▶ [Task to carry out]
Extract the lines between the ones holding "Clone this chart in React, TypeScript" and "Chart.register(...registerables);", inclusive, exactly as written and nothing more.

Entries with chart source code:
****************

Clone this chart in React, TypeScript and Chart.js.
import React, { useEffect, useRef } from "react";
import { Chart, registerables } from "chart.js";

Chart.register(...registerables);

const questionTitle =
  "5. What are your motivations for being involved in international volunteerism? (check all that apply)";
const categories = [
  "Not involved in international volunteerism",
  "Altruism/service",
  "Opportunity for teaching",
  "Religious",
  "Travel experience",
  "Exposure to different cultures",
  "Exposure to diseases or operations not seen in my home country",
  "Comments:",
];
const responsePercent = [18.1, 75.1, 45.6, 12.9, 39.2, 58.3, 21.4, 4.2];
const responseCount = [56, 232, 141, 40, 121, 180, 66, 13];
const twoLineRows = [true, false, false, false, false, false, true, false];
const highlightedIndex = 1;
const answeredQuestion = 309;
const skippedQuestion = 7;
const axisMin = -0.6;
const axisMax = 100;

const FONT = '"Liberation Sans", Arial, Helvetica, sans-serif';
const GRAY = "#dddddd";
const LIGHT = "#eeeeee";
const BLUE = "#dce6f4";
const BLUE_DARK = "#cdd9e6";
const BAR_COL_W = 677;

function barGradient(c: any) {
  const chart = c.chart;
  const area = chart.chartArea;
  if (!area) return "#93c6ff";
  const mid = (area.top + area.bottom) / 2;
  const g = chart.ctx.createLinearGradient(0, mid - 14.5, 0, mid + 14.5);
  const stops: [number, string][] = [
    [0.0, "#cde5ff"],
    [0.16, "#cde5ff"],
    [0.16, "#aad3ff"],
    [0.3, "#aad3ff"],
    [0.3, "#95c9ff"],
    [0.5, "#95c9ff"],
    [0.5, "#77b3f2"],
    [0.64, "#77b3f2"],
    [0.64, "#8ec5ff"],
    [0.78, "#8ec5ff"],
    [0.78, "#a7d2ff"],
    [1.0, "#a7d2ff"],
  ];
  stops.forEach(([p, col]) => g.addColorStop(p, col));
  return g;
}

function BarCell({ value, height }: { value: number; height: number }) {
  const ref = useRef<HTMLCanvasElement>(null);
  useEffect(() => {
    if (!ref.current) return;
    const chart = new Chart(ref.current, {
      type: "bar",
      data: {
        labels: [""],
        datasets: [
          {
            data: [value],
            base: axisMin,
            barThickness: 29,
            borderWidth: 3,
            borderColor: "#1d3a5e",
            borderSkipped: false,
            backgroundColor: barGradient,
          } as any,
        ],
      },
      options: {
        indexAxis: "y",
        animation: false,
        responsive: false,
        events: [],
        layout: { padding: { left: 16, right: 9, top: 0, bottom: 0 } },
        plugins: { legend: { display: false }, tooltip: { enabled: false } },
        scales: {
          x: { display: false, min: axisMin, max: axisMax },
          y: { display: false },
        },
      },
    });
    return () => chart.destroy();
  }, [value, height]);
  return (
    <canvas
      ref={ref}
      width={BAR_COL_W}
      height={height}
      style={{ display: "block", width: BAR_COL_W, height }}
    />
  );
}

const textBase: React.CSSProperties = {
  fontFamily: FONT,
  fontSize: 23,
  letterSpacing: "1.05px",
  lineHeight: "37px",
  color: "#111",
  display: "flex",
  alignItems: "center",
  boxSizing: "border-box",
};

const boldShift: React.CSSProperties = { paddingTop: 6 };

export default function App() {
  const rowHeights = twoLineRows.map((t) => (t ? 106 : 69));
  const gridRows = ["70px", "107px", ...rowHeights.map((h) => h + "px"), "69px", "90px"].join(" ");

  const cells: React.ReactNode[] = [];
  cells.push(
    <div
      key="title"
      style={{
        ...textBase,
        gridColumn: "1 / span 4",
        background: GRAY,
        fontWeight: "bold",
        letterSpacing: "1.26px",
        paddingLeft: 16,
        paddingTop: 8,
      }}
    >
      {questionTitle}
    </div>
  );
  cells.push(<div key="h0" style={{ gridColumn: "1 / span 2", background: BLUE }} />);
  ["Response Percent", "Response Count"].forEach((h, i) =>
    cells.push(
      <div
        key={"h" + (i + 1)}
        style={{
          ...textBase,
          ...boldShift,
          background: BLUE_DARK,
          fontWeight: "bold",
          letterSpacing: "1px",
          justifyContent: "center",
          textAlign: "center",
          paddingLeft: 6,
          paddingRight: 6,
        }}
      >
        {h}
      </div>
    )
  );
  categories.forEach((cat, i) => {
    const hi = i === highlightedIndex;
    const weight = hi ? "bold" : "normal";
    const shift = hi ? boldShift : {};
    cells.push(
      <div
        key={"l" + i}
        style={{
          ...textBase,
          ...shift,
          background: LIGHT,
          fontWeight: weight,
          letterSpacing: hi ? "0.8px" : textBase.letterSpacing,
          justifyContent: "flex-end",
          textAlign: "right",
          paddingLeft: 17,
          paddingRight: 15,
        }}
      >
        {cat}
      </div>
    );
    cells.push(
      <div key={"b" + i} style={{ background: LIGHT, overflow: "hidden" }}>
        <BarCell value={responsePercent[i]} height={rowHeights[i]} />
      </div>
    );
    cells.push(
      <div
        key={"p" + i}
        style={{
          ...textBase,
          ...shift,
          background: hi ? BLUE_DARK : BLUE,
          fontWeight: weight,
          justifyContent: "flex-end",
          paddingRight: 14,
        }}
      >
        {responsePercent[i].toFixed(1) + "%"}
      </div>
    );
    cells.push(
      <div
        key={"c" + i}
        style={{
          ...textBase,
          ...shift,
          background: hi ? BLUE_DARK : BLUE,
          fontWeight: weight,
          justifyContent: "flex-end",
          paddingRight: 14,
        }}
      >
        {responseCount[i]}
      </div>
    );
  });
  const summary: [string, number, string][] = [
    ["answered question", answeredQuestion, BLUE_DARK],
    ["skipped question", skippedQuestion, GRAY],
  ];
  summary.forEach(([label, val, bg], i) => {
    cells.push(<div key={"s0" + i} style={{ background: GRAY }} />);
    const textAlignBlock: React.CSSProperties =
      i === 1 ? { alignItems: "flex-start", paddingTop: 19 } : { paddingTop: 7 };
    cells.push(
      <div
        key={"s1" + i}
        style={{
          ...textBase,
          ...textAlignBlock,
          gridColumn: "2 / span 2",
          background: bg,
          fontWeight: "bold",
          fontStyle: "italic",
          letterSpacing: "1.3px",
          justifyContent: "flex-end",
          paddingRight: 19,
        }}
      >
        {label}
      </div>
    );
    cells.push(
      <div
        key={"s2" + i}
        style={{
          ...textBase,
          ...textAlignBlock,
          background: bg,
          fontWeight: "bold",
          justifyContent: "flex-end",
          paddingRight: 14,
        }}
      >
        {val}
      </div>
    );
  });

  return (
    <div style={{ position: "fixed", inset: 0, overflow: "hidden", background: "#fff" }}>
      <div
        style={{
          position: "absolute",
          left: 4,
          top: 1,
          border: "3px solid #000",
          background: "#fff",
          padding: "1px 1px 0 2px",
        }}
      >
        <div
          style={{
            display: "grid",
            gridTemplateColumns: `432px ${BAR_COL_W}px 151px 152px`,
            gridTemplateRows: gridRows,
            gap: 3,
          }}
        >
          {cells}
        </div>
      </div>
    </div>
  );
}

****************

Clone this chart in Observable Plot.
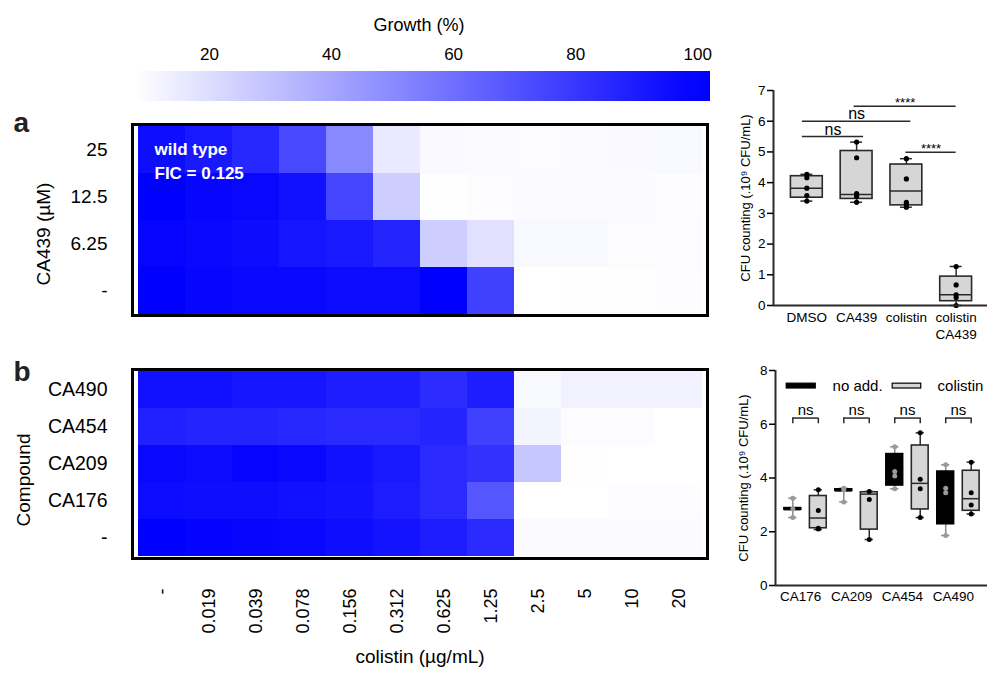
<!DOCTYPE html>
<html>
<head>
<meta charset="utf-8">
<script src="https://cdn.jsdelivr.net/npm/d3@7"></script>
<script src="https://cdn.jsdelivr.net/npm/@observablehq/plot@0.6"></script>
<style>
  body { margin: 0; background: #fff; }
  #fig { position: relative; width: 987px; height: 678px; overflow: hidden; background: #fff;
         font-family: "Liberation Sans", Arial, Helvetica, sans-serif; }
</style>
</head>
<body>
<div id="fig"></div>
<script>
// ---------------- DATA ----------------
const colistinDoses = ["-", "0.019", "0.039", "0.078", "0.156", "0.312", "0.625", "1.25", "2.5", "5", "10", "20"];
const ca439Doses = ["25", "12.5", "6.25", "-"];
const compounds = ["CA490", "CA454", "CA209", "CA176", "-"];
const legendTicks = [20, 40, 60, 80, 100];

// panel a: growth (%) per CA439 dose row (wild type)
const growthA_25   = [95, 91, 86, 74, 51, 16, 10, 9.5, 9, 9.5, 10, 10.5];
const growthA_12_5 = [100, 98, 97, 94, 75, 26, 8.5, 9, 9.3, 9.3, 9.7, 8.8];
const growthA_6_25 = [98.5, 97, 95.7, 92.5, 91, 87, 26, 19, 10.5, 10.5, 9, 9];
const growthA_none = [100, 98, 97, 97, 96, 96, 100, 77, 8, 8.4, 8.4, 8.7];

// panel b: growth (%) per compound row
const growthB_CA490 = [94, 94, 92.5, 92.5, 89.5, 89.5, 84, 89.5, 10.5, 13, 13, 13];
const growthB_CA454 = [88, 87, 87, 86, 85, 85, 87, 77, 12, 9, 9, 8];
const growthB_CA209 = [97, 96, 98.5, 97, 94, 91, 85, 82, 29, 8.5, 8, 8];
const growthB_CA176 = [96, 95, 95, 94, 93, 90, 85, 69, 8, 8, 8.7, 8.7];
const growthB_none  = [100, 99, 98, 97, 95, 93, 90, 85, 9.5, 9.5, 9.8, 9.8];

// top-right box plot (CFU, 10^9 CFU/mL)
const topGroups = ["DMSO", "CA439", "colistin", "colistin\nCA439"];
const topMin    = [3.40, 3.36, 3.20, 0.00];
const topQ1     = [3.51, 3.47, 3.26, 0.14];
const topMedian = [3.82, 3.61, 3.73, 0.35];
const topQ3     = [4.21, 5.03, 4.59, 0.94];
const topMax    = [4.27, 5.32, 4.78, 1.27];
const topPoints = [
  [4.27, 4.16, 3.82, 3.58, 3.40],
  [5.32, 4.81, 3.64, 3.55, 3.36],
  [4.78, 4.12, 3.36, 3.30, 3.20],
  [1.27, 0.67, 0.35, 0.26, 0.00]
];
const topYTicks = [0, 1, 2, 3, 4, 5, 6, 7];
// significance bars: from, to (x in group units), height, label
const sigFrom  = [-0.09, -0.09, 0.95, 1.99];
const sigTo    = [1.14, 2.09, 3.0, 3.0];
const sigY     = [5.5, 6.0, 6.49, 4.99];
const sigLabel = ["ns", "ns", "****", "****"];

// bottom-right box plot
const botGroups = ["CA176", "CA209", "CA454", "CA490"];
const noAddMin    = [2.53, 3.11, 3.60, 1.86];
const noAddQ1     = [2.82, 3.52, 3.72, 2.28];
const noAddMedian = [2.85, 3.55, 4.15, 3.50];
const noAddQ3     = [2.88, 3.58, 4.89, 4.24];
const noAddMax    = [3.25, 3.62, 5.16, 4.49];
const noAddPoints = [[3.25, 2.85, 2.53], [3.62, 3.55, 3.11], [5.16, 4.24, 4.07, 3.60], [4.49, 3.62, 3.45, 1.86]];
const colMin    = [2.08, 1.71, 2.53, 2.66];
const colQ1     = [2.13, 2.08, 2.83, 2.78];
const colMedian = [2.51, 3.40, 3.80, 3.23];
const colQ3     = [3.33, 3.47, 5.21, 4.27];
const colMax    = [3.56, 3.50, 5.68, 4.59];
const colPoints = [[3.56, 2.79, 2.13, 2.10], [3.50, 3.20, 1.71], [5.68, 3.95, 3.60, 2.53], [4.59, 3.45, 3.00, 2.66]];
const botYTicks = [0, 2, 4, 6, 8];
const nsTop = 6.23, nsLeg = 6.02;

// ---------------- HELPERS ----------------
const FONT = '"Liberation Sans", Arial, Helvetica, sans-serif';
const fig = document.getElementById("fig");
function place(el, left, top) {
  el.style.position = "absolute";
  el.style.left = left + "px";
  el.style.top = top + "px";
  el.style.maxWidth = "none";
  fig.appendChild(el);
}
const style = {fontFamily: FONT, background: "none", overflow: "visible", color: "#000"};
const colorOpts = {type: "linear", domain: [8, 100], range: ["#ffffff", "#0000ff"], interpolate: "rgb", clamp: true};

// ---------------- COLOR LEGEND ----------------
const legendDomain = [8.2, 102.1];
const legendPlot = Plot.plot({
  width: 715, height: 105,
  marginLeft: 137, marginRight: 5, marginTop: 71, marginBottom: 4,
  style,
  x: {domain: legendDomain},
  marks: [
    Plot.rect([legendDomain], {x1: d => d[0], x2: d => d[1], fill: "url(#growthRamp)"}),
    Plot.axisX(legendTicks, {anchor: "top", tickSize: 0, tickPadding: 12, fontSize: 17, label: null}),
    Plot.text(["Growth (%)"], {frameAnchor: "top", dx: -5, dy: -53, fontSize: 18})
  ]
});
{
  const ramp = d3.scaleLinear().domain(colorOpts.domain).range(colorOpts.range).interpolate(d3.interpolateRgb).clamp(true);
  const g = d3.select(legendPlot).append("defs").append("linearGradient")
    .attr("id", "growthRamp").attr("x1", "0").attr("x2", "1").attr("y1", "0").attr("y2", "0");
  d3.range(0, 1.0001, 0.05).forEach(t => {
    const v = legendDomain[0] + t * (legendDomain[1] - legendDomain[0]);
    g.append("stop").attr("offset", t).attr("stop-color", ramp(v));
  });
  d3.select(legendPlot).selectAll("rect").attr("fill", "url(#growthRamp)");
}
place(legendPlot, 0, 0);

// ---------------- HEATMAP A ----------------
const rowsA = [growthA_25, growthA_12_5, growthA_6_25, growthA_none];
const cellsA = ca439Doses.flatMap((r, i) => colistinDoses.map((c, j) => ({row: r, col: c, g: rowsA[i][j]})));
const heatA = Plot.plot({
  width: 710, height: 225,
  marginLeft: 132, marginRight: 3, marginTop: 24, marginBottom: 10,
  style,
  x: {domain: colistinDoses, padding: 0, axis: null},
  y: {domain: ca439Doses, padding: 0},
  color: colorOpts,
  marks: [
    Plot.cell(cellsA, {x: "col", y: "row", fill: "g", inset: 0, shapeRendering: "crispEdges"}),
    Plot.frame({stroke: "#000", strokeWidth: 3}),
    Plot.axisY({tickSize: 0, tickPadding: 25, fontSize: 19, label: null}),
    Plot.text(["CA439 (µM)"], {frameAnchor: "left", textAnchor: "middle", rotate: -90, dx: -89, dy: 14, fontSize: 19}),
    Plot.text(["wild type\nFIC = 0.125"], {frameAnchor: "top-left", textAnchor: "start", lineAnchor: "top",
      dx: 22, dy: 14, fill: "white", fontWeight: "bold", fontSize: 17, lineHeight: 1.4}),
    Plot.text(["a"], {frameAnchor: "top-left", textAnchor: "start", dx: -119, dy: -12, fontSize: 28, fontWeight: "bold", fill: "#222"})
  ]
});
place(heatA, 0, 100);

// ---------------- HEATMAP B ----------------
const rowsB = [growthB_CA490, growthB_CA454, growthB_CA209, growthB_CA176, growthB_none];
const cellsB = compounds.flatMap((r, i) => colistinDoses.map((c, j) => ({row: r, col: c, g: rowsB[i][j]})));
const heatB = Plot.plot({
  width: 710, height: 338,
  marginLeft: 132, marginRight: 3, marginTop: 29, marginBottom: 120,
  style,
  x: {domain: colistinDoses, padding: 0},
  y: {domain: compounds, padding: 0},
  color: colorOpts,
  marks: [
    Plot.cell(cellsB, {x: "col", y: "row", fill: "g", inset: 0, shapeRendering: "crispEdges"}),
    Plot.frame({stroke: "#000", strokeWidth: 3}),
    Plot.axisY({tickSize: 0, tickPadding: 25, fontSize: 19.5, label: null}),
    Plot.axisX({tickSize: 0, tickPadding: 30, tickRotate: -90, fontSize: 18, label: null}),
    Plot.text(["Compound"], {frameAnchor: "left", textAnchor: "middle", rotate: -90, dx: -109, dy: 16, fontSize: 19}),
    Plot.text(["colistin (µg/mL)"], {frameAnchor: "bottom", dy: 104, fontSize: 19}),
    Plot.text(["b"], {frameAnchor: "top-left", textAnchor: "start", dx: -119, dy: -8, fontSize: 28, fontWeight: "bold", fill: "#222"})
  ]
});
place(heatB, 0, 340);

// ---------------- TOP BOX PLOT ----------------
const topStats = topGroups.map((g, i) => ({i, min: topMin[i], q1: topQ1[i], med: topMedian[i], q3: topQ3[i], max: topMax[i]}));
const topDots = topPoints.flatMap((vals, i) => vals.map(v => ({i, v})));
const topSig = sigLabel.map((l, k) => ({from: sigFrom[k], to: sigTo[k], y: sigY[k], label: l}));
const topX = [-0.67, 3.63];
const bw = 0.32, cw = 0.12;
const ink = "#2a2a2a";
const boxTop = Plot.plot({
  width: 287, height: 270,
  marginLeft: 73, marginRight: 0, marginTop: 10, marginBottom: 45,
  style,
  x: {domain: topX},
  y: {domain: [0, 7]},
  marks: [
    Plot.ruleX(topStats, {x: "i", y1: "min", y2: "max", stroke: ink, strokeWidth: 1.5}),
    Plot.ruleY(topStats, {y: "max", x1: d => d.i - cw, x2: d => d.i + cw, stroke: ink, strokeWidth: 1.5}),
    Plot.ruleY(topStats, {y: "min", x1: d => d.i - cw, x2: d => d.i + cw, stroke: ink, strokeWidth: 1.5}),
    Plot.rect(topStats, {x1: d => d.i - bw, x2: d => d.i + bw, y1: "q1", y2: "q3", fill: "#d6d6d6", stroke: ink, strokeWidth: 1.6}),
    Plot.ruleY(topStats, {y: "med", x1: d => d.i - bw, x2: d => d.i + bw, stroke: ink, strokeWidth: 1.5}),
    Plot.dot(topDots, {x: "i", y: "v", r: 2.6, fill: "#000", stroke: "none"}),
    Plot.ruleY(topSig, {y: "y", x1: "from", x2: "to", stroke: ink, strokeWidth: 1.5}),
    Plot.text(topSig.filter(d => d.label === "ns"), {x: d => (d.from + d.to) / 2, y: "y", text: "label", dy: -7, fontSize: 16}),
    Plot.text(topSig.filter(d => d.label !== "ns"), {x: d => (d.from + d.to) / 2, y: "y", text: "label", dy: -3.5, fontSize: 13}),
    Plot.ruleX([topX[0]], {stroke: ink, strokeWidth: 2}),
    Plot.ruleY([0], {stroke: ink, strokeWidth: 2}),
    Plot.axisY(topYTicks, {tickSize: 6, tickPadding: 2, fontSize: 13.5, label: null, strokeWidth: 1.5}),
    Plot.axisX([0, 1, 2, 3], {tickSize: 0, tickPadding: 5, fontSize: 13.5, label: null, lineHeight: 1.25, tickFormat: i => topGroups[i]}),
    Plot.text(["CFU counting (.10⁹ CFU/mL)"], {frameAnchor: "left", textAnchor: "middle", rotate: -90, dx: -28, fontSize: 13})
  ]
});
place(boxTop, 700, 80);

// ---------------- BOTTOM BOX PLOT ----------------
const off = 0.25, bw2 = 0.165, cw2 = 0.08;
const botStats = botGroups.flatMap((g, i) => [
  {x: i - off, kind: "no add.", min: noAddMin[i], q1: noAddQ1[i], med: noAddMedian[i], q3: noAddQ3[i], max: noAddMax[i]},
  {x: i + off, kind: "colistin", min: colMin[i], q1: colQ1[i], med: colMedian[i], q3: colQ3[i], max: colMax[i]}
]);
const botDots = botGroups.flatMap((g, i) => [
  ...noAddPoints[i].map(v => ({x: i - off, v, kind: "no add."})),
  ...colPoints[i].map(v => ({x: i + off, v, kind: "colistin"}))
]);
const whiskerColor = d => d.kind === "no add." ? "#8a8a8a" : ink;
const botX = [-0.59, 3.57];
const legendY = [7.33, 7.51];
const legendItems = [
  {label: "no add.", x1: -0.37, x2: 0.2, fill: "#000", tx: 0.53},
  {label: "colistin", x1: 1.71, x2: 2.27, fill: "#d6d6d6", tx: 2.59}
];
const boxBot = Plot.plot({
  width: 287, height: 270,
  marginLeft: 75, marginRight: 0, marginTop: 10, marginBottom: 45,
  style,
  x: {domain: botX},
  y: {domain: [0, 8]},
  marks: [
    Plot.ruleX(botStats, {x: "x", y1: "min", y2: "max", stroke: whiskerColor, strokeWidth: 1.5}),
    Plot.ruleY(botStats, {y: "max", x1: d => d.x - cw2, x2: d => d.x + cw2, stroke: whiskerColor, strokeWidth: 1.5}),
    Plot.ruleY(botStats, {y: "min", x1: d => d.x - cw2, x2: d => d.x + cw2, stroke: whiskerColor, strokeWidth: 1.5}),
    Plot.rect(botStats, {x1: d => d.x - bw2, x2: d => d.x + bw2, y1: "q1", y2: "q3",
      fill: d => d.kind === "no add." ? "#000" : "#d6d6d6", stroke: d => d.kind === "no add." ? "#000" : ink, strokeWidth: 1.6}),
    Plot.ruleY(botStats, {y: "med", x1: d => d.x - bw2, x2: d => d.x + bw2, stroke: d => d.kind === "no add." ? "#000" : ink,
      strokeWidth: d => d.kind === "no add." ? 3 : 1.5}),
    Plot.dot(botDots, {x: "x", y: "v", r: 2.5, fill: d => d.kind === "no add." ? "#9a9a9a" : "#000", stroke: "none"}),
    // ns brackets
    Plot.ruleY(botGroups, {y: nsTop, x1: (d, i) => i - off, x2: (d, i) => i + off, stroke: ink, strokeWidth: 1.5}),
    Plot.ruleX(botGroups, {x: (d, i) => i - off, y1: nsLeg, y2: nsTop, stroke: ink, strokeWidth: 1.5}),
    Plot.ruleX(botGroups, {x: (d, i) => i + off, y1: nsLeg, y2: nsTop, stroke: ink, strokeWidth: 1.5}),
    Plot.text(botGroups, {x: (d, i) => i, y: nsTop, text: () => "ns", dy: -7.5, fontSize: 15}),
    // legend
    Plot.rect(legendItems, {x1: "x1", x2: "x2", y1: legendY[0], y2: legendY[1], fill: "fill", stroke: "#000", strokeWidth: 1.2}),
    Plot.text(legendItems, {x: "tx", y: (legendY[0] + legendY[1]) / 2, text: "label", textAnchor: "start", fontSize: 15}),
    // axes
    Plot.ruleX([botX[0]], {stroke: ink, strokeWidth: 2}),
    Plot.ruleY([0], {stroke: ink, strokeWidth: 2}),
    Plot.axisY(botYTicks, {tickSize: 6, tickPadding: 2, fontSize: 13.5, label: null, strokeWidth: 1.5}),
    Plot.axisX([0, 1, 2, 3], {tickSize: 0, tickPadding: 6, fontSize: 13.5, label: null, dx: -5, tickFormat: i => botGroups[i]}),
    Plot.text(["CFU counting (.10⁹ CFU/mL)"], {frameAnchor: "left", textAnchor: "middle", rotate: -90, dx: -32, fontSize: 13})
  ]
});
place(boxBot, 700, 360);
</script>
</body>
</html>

****************

▶ [Exercise solution]
Clone this chart in React, TypeScript and Chart.js.
import React, { useEffect, useRef } from "react";
import { Chart, registerables } from "chart.js";

Chart.register(...registerables);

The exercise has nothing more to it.